La réussite de la démarche tient à la qualité du dossier, mêlant pièces officielles, éléments concrets et chronologie étayée. Recourir à un avocat en droit du travail permet souvent d’asseoir une stratégie robuste, que l’on soit employeur ou salarié. Car face à l’incertitude judiciaire, seule la cohérence du dossier fait la différence.

Femme ressources humaines en discussion avec collègue

Les enjeux juridiques et humains autour de la gestion des fautes professionnelles

Gérer une faute professionnelle ne se résume jamais à appliquer une règle. Cela implique l’ambiance de travail, la confiance entre collègues, l’équilibre de l’équipe. Quand une sanction tombe, le juge s’assure toujours que la réponse soit proportionnée à la gravité du manquement.

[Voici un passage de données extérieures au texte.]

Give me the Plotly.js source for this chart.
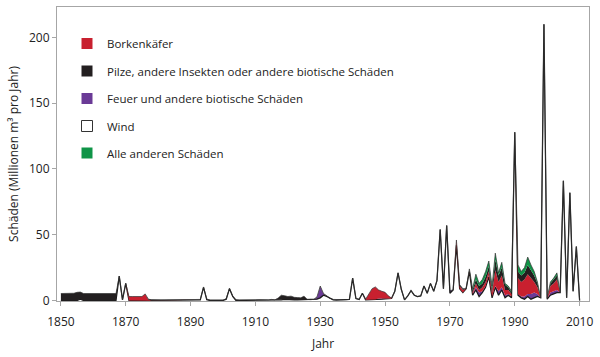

Les audiences devant le conseil de prud’hommes se multiplient chaque année, témoignage d’une tension permanente entre exigences juridiques et considérations humaines.

Plusieurs leviers permettent d’agir avant que la situation ne se fige. Les solutions à privilégier sont les suivantes :

  • La médiation et le dialogue social offrent des alternatives précieuses à la judiciarisation, surtout en l’absence de volonté manifeste de nuire.
  • Le CSE (comité social et économique) et les représentants du personnel servent d’interface, rappelant à chacun ses droits et devoirs, et favorisant un climat de loyauté et d’équité.

L’humain, toujours, doit rester au centre. La formation des managers à la détection des tensions et à l’accompagnement des conflits réduit le risque d’escalade. Plusieurs enquêtes le montrent : prévenir, expliquer, rappeler les règles, c’est limiter les conflits et renforcer la cohésion d’équipe. Les juristes internes traduisent le code du travail en gestes concrets, pour éviter que la sanction ne devienne une simple formalité administrative. Au bout du compte, la sanction ne doit survenir qu’en dernier ressort, précédée d’une écoute attentive et d’une analyse sérieuse de chaque situation.

À l’heure où la frontière entre droit et management s’affine, chaque décision en matière de faute professionnelle façonne le visage de l’entreprise. Reste à savoir qui, demain, saura conjuguer fermeté, dialogue et rigueur dans ce jeu d’équilibriste permanent.